**What to produce:**
Reproduce exactly the section that begins at the line containing "Output the component" and ends at the line containing "Legend, LabelList, Label", both lines included; omit all other lines.

(Entries with chart source code)
=-=-=
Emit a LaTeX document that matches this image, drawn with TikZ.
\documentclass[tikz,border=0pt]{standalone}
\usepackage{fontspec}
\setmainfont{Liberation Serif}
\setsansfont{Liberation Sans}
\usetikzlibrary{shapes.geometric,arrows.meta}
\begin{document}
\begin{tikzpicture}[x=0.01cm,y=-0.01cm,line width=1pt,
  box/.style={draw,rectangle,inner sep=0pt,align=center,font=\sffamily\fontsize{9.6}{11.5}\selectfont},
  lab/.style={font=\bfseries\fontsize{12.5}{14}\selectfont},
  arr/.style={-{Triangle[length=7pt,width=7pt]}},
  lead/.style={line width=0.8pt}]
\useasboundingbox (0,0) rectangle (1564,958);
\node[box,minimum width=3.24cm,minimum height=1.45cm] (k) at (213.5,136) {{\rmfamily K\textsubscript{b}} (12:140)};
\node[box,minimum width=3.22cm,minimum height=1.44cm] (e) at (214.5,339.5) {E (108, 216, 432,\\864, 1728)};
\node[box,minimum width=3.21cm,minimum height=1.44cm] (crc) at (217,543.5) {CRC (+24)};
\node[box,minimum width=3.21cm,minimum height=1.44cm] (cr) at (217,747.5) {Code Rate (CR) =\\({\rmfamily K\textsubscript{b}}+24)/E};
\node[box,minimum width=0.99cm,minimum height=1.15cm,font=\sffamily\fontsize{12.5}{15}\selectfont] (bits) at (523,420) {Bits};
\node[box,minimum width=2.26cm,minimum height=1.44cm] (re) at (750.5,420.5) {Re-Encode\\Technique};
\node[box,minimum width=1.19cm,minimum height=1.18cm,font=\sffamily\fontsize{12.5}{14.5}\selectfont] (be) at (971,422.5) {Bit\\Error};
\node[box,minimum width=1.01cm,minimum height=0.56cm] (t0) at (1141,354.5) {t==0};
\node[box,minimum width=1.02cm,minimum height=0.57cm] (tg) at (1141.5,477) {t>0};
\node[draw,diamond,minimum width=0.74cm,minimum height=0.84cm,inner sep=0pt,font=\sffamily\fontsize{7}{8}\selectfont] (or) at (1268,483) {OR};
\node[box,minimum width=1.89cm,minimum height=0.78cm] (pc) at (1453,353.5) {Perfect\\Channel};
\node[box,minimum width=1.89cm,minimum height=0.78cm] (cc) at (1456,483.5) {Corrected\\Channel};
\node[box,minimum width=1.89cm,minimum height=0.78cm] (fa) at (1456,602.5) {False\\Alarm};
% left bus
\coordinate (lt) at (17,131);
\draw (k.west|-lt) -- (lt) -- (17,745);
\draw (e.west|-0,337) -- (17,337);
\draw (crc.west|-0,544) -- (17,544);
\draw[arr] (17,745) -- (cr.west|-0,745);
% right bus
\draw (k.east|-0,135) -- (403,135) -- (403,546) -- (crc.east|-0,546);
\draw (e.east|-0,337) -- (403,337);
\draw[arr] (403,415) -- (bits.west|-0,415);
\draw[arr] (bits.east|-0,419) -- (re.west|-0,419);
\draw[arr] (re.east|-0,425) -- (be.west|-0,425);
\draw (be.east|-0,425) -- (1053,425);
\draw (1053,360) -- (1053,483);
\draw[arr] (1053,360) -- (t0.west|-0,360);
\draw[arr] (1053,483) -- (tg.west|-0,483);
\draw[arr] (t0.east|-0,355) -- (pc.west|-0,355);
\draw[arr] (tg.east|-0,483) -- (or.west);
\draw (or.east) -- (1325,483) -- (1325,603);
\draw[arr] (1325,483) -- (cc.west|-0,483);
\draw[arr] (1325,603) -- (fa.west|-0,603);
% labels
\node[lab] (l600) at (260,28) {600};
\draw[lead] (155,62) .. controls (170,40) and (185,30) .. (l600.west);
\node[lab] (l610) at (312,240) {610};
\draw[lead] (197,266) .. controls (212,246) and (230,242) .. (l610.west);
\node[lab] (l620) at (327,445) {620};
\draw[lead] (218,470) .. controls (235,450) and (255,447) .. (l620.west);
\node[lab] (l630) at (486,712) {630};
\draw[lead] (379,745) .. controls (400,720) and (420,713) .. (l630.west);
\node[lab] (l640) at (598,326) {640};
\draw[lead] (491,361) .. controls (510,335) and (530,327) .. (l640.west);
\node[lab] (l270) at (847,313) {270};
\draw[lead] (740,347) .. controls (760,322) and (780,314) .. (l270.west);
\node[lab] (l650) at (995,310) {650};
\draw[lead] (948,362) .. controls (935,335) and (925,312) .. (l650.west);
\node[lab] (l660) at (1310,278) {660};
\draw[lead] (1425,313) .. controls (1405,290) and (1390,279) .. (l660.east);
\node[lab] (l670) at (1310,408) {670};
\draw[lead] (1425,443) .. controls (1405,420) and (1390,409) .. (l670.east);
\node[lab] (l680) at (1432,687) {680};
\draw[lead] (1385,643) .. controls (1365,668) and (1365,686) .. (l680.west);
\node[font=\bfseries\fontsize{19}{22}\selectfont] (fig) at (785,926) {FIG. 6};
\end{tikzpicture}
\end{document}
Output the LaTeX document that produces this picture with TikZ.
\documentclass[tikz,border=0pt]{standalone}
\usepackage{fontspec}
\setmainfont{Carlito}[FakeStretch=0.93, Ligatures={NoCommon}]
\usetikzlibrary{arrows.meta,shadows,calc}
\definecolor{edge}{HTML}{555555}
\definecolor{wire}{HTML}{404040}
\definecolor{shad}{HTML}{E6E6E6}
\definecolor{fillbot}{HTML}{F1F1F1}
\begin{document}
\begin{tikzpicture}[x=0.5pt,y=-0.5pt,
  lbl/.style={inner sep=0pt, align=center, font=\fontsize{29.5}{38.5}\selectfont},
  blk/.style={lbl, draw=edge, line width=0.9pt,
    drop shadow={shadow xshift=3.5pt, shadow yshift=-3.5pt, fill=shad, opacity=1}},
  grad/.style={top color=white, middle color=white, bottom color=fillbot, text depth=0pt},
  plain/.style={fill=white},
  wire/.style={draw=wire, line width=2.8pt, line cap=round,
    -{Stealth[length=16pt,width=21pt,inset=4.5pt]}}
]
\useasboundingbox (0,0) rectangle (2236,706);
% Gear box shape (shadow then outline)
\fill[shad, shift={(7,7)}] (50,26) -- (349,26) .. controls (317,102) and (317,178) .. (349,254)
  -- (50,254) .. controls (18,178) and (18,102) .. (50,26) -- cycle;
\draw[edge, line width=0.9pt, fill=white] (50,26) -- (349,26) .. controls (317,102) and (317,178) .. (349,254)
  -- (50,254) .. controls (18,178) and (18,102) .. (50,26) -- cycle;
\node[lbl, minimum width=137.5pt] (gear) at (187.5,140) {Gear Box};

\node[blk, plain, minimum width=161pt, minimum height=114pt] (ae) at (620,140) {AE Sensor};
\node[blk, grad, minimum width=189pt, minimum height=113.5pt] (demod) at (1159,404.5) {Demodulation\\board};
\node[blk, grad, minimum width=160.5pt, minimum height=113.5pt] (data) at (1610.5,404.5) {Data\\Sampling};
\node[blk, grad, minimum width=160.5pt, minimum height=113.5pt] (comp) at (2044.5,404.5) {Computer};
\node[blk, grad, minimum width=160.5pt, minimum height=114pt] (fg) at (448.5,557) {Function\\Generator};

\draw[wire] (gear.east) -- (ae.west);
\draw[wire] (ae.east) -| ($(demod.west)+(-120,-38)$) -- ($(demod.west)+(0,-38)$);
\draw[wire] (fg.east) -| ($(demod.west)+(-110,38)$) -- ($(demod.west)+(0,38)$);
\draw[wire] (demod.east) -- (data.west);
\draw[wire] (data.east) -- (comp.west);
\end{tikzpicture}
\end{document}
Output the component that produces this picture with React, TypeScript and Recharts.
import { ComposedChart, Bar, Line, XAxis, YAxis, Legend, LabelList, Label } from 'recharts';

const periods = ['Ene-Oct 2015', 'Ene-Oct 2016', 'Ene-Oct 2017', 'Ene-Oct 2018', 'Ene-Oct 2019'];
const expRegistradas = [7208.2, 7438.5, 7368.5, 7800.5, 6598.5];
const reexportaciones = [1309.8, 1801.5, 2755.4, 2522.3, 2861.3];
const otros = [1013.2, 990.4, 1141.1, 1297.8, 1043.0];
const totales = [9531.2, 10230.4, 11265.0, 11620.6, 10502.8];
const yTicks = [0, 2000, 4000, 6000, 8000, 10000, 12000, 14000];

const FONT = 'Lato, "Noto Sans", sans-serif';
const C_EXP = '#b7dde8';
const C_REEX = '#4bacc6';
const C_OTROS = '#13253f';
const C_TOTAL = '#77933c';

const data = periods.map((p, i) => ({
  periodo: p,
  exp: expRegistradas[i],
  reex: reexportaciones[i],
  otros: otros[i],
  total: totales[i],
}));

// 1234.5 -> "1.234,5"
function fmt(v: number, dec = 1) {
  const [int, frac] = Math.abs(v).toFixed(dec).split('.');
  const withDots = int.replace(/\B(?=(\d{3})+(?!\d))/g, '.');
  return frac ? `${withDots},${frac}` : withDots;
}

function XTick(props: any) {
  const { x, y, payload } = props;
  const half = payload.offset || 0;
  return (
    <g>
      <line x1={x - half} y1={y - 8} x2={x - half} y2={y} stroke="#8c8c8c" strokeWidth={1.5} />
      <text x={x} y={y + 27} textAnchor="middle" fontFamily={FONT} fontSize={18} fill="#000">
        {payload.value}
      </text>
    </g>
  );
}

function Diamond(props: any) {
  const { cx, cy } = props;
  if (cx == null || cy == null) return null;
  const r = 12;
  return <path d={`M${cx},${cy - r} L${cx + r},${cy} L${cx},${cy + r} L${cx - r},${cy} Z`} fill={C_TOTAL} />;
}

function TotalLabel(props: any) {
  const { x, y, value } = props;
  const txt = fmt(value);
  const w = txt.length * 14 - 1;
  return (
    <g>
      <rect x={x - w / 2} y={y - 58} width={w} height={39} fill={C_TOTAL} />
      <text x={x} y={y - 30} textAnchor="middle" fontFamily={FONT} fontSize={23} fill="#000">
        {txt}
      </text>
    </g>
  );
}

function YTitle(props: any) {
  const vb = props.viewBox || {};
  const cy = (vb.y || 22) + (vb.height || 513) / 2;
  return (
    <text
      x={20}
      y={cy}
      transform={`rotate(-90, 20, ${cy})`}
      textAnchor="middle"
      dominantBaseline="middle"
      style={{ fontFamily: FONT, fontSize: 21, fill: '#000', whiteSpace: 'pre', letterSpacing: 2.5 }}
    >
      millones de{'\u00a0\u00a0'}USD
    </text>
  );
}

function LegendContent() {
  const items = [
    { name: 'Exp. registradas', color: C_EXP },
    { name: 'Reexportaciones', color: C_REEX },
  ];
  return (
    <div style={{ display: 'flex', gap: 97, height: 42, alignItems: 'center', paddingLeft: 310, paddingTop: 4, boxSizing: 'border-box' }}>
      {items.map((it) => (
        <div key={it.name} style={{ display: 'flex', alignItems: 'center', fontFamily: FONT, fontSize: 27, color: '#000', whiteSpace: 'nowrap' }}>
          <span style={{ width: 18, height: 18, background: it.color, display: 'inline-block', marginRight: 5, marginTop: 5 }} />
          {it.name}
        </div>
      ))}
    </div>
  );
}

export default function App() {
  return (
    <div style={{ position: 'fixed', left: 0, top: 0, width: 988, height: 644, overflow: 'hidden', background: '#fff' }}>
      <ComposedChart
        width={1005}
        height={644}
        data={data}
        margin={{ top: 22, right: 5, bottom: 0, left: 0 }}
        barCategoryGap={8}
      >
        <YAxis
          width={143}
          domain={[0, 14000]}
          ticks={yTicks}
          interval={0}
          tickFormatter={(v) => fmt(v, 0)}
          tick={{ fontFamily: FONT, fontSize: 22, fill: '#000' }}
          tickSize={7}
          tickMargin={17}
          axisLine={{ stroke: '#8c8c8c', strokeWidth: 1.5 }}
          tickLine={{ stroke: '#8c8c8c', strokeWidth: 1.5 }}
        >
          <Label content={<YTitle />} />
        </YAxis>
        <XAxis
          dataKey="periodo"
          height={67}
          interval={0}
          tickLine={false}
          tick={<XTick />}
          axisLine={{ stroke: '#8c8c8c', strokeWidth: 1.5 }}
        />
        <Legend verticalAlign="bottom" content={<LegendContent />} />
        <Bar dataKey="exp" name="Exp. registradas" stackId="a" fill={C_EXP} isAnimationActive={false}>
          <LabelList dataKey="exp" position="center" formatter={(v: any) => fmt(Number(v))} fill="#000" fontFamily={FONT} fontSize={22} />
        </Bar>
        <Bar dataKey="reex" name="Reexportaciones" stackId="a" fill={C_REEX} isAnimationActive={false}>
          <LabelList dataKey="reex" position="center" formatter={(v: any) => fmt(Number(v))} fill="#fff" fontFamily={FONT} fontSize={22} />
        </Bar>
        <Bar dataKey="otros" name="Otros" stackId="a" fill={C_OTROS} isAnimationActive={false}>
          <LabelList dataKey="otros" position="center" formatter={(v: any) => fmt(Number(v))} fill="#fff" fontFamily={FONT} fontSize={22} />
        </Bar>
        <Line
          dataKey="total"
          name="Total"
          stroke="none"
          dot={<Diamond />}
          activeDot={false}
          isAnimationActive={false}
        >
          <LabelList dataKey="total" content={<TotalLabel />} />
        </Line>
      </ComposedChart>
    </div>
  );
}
=-=-=
**Final result:**
Output the component that produces this picture with React, TypeScript and Recharts.
import { ComposedChart, Bar, Line, XAxis, YAxis, Legend, LabelList, Label } from 'recharts';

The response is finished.